= TASK INSTRUCTIONS =
Nothing but the lines from the top of the data to the line holding "const dateText = '2006年7月14日';" should be printed, word for word and both ends included; leave the pictures out.

= DATA LINES =

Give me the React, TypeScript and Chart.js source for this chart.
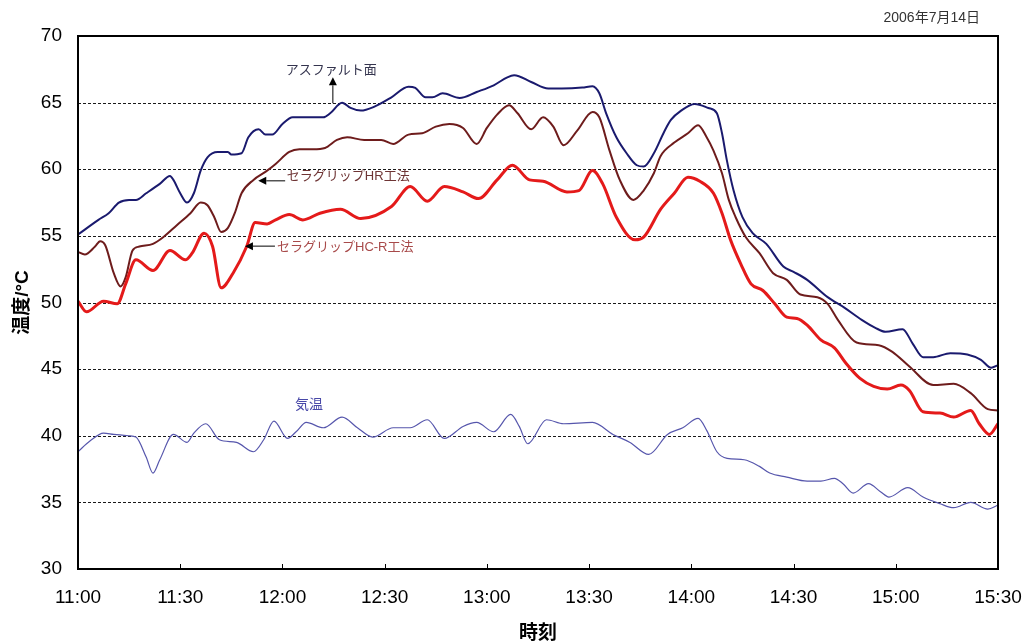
import { useEffect, useRef } from 'react';
import { Chart, registerables } from 'chart.js';

Chart.register(...registerables);

// ---- axis / labels ----
const timeTickLabels = ['11:00', '11:30', '12:00', '12:30', '13:00', '13:30', '14:00', '14:30', '15:00', '15:30'];
const timeStepMinutes = 30;
const yMin = 30;
const yMax = 70;
const yStep = 5;
const xTitle = '時刻';
const yTitle = '温度/°C';
const dateText = '2006年7月14日';

// ---- series (minutes after 11:00, °C) ----
const asphaltTimes = [0, 6, 9, 12, 15, 17, 20, 24, 27, 28, 30, 32, 34, 36, 38, 41, 44, 45, 48, 50, 53, 55, 57, 60, 63, 68, 72, 74, 77.5, 80, 83, 87, 92, 97, 99, 102, 104, 107, 112, 117, 122, 126, 128, 133, 138, 142, 148, 151, 153, 155, 158, 161, 164, 166, 169, 172, 174, 177, 181, 185, 187.5, 189, 190.4, 192.4, 195, 198, 202, 207, 210, 214, 220, 225, 230, 234, 237, 242, 245, 248, 251, 256, 261, 265, 268, 270];
const asphaltTemps = [55.1, 56.2, 56.7, 57.5, 57.7, 57.7, 58.2, 58.9, 59.5, 59.2, 58.2, 57.5, 58.2, 59.9, 60.9, 61.3, 61.3, 61.1, 61.2, 62.4, 63.0, 62.6, 62.6, 63.4, 63.9, 63.9, 63.9, 64.2, 65.0, 64.6, 64.4, 64.7, 65.4, 66.2, 66.1, 65.4, 65.4, 65.7, 65.35, 65.8, 66.3, 66.9, 67.05, 66.55, 66.06, 66.06, 66.13, 66.23, 65.7, 64.2, 62.4, 61.2, 60.3, 60.2, 61.2, 62.8, 63.7, 64.4, 64.9, 64.6, 64.2, 62.7, 60.7, 58.4, 56.4, 55.2, 54.4, 52.7, 52.3, 51.7, 50.4, 49.6, 48.7, 48.1, 47.8, 48.0, 46.9, 45.9, 45.9, 46.2, 46.1, 45.7, 45.1, 45.3];

const hrTimes = [0, 2, 5, 6.5, 8, 10.5, 12.5, 14, 16, 18, 22, 25, 29, 33, 36, 38, 40, 42, 44, 46, 48, 51.5, 55, 58, 62, 65, 69, 72.5, 76, 79, 84, 89, 92.5, 97, 101, 105, 109, 113, 117, 120, 123, 126.5, 129, 133, 136.5, 139.5, 142.5, 146.5, 151, 153, 156, 159, 163, 166, 169, 171, 175, 179, 182, 184.5, 186.5, 189, 191, 193, 196, 200, 204, 208, 212, 217, 220, 223, 228.5, 235, 239, 244, 251, 257, 262, 267, 270];
const hrTemps = [53.8, 53.6, 54.2, 54.6, 54.3, 52.2, 51.2, 51.9, 53.9, 54.2, 54.4, 54.9, 55.8, 56.7, 57.5, 57.3, 56.4, 55.3, 55.6, 56.7, 58.2, 59.2, 59.8, 60.4, 61.3, 61.5, 61.5, 61.6, 62.2, 62.4, 62.2, 62.2, 61.9, 62.6, 62.7, 63.2, 63.4, 63.1, 61.9, 63.1, 64.1, 64.8, 64.2, 63.0, 63.9, 63.2, 61.8, 62.9, 64.3, 63.9, 61.4, 59.2, 57.7, 58.4, 59.7, 61.0, 62.0, 62.7, 63.3, 62.4, 61.4, 59.7, 57.7, 56.4, 54.9, 53.7, 52.2, 51.7, 50.6, 50.4, 49.9, 48.7, 47.0, 46.8, 46.3, 45.2, 43.8, 43.9, 43.2, 42.0, 41.9];

const hcrTimes = [0, 2.5, 7.5, 11.5, 14, 17, 22, 27, 31.5, 33.5, 37, 39.5, 42, 45.5, 49.5, 52, 55.5, 58, 62, 66, 71, 77, 83, 92, 97.5, 102.5, 107.5, 113, 117.5, 123, 127.5, 132.5, 136.5, 143.5, 147, 151, 154, 158, 163.5, 166, 171, 175, 179, 182.5, 186.5, 189, 191.5, 194.5, 197.5, 201, 204.5, 208, 211, 214, 218, 222, 225.5, 229.5, 233.5, 237.5, 241.5, 244, 248, 253, 257, 262, 264.5, 267.5, 270];
const hcrTemps = [50.1, 49.3, 50.1, 49.9, 51.4, 53.2, 52.4, 53.9, 53.2, 53.7, 55.2, 54.2, 51.1, 52.2, 54.2, 56.0, 55.9, 56.2, 56.6, 56.2, 56.7, 57.0, 56.3, 57.2, 58.7, 57.6, 58.7, 58.3, 57.8, 59.2, 60.3, 59.2, 59.1, 58.3, 58.4, 59.9, 58.9, 56.4, 54.7, 54.9, 57.0, 58.2, 59.4, 59.1, 58.2, 56.7, 54.7, 52.9, 51.4, 50.9, 49.9, 48.9, 48.8, 48.3, 47.2, 46.6, 45.4, 44.3, 43.7, 43.5, 43.8, 43.4, 41.8, 41.7, 41.4, 41.9, 40.9, 40.1, 40.9];

const airTimes = [0, 3.5, 7.5, 10.5, 15, 17, 20, 22, 24, 28, 32, 34, 37.5, 41.5, 46.5, 51.5, 54.5, 57.5, 61.5, 64, 67, 72, 77.5, 82, 86.5, 92.5, 97.5, 102.5, 107.5, 113, 117, 122, 127, 129.5, 132, 137.5, 142.5, 151, 157, 162, 167.5, 173, 177.5, 182, 184.5, 187.5, 190.5, 195.5, 200, 203, 208, 214, 218, 222, 224.5, 227.5, 232, 235.5, 238, 243.5, 248, 253, 257, 262, 267, 270];
const airTemps = [38.8, 39.6, 40.2, 40.1, 40.0, 39.9, 38.4, 37.2, 38.2, 40.1, 39.5, 40.2, 40.9, 39.7, 39.5, 38.8, 39.7, 41.1, 39.8, 40.3, 41.0, 40.6, 41.4, 40.6, 39.9, 40.6, 40.6, 41.2, 39.8, 40.7, 41.0, 40.3, 41.6, 40.7, 39.4, 41.2, 40.9, 41.0, 40.1, 39.5, 38.6, 40.1, 40.6, 41.3, 40.4, 38.8, 38.3, 38.2, 37.7, 37.2, 36.9, 36.6, 36.6, 36.8, 36.4, 35.7, 36.4, 35.8, 35.4, 36.1, 35.4, 34.9, 34.6, 35.0, 34.5, 34.8];

const seriesNames = ['アスファルト面', 'セラグリップHR工法', 'セラグリップHC-R工法', '気温'];

// ---- annotation anchors (data coordinates) ----
type Note = {
  text: string;
  t: number;
  v: number;
  align: CanvasTextAlign;
  color: string;
  size: number;
  arrow?: { fromT: number; fromV: number; toT: number; toV: number };
};
const notes: Note[] = [
  { text: seriesNames[0], t: 74.3, v: 67.43, align: 'center', color: '#34344e', size: 13, arrow: { fromT: 74.8, fromV: 64.95, toT: 74.8, toV: 66.9 } },
  { text: seriesNames[1], t: 61.3, v: 59.45, align: 'left', color: '#6e3434', size: 13, arrow: { fromT: 60.8, fromV: 59.13, toT: 52.9, toV: 59.13 } },
  { text: seriesNames[2], t: 58.4, v: 54.16, align: 'left', color: '#a84a4a', size: 13, arrow: { fromT: 57.8, fromV: 54.23, toT: 49.0, toV: 54.23 } },
  { text: seriesNames[3], t: 63.7, v: 42.32, align: 'left', color: '#4848a8', size: 14 },
];

const FONT = '"Liberation Sans", "Noto Sans CJK JP", sans-serif';

const toPoints = (ts: number[], vs: number[]) => ts.map((t, i) => ({ x: t, y: vs[i] }));

const decorPlugin = {
  id: 'decor',
  beforeDatasetsDraw(chart: any) {
    const { ctx, chartArea: a, scales } = chart;
    const y = scales.y;
    ctx.save();
    ctx.strokeStyle = '#1a1a1a';
    ctx.lineWidth = 1;
    ctx.setLineDash([3, 2]);
    for (let v = yMin + yStep; v < yMax; v += yStep) {
      const py = Math.round(y.getPixelForValue(v)) + 0.5;
      ctx.beginPath();
      ctx.moveTo(a.left, py);
      ctx.lineTo(a.right, py);
      ctx.stroke();
    }
    ctx.restore();
  },
  afterDatasetsDraw(chart: any) {
    const { ctx, chartArea: a, scales } = chart;
    const x = scales.x;
    const y = scales.y;
    ctx.save();
    // frame
    ctx.strokeStyle = '#000';
    ctx.lineWidth = 2;
    ctx.strokeRect(a.left, a.top, a.right - a.left, a.bottom - a.top);
    // inward tick marks
    ctx.lineWidth = 1;
    for (let i = 0; i < timeTickLabels.length; i++) {
      const px = Math.round(x.getPixelForValue(i * timeStepMinutes)) + 0.5;
      ctx.beginPath();
      ctx.moveTo(px, a.bottom);
      ctx.lineTo(px, a.bottom - 5);
      ctx.stroke();
    }
    // annotations
    for (const n of notes) {
      if (n.arrow) {
        const x1 = x.getPixelForValue(n.arrow.fromT);
        const y1 = y.getPixelForValue(n.arrow.fromV);
        const x2 = x.getPixelForValue(n.arrow.toT);
        const y2 = y.getPixelForValue(n.arrow.toV);
        const ang = Math.atan2(y2 - y1, x2 - x1);
        const head = 8;
        const hw = 4;
        const bx = x2 - head * Math.cos(ang);
        const by = y2 - head * Math.sin(ang);
        ctx.strokeStyle = '#000';
        ctx.fillStyle = '#000';
        ctx.lineWidth = 1;
        ctx.beginPath();
        ctx.moveTo(x1, y1);
        ctx.lineTo(bx, by);
        ctx.stroke();
        ctx.beginPath();
        ctx.moveTo(x2, y2);
        ctx.lineTo(bx + hw * Math.sin(ang), by - hw * Math.cos(ang));
        ctx.lineTo(bx - hw * Math.sin(ang), by + hw * Math.cos(ang));
        ctx.closePath();
        ctx.fill();
      }
      ctx.font = `${n.size}px ${FONT}`;
      ctx.fillStyle = n.color;
      ctx.textAlign = n.align;
      ctx.textBaseline = 'middle';
      ctx.fillText(n.text, x.getPixelForValue(n.t), y.getPixelForValue(n.v));
    }
    // date
    ctx.font = `14px ${FONT}`;
    ctx.fillStyle = '#333';
    ctx.textAlign = 'right';
    ctx.textBaseline = 'middle';
    ctx.fillText(dateText, a.right - 18, 18);
    ctx.restore();
  },
};

export default function App() {
  const canvasRef = useRef<HTMLCanvasElement | null>(null);

  useEffect(() => {
    document.body.style.margin = '0';
    document.body.style.overflow = 'hidden';
    const canvas = canvasRef.current;
    if (!canvas) return;
    const chart = new Chart(canvas, {
      type: 'line',
      data: {
        datasets: [
          {
            label: seriesNames[3],
            data: toPoints(airTimes, airTemps),
            borderColor: '#5656ac',
            borderWidth: 1.2,
            pointRadius: 0,
            cubicInterpolationMode: 'monotone',
          },
          {
            label: seriesNames[2],
            data: toPoints(hcrTimes, hcrTemps),
            borderColor: '#e41a1a',
            borderWidth: 3,
            pointRadius: 0,
            cubicInterpolationMode: 'monotone',
          },
          {
            label: seriesNames[1],
            data: toPoints(hrTimes, hrTemps),
            borderColor: '#6e1c1c',
            borderWidth: 2,
            pointRadius: 0,
            cubicInterpolationMode: 'monotone',
          },
          {
            label: seriesNames[0],
            data: toPoints(asphaltTimes, asphaltTemps),
            borderColor: '#1a1a6e',
            borderWidth: 2,
            pointRadius: 0,
            cubicInterpolationMode: 'monotone',
          },
        ],
      },
      options: {
        animation: false,
        responsive: false,
        maintainAspectRatio: false,
        events: [],
        layout: { padding: { left: 0, top: 36, right: 28, bottom: 0 } },
        plugins: {
          legend: { display: false },
          tooltip: { enabled: false },
        },
        scales: {
          x: {
            type: 'linear',
            min: 0,
            max: (timeTickLabels.length - 1) * timeStepMinutes,
            afterFit: (s: any) => {
              s.height = 72;
              s.paddingLeft = 0;
              s.paddingRight = 0;
            },
            grid: { display: false, drawTicks: false },
            border: { display: false },
            ticks: {
              stepSize: timeStepMinutes,
              padding: 17,
              color: '#000',
              font: { family: FONT, size: 19 },
              maxRotation: 0,
              autoSkip: false,
              callback: (v: any) => timeTickLabels[Math.round(Number(v) / timeStepMinutes)] ?? '',
            },
            title: {
              display: true,
              text: xTitle,
              color: '#000',
              padding: { top: 0, bottom: -2 },
              font: { family: FONT, size: 19, weight: 'bold', lineHeight: 1 },
            },
          },
          y: {
            min: yMin,
            max: yMax,
            afterFit: (s: any) => {
              s.width = 78;
              s.paddingTop = 0;
              s.paddingBottom = 0;
            },
            grid: { display: false, drawTicks: false },
            border: { display: false },
            ticks: {
              stepSize: yStep,
              padding: 16,
              color: '#000',
              font: { family: FONT, size: 19 },
            },
            title: {
              display: true,
              text: yTitle,
              color: '#000',
              padding: { top: 13, bottom: 0 },
              font: { family: FONT, size: 19, weight: 'bold', lineHeight: 1 },
            },
          },
        },
      },
      plugins: [decorPlugin],
    } as any);
    return () => chart.destroy();
  }, []);

  return (
    <div style={{ width: 1026, height: 641, background: '#fff' }}>
      <canvas ref={canvasRef} width={1026} height={641} style={{ display: 'block' }} />
    </div>
  );
}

= EXERCISE RESULT =
Give me the React, TypeScript and Chart.js source for this chart.
import { useEffect, useRef } from 'react';
import { Chart, registerables } from 'chart.js';

Chart.register(...registerables);

// ---- axis / labels ----
const timeTickLabels = ['11:00', '11:30', '12:00', '12:30', '13:00', '13:30', '14:00', '14:30', '15:00', '15:30'];
const timeStepMinutes = 30;
const yMin = 30;
const yMax = 70;
const yStep = 5;
const xTitle = '時刻';
const yTitle = '温度/°C';
const dateText = '2006年7月14日';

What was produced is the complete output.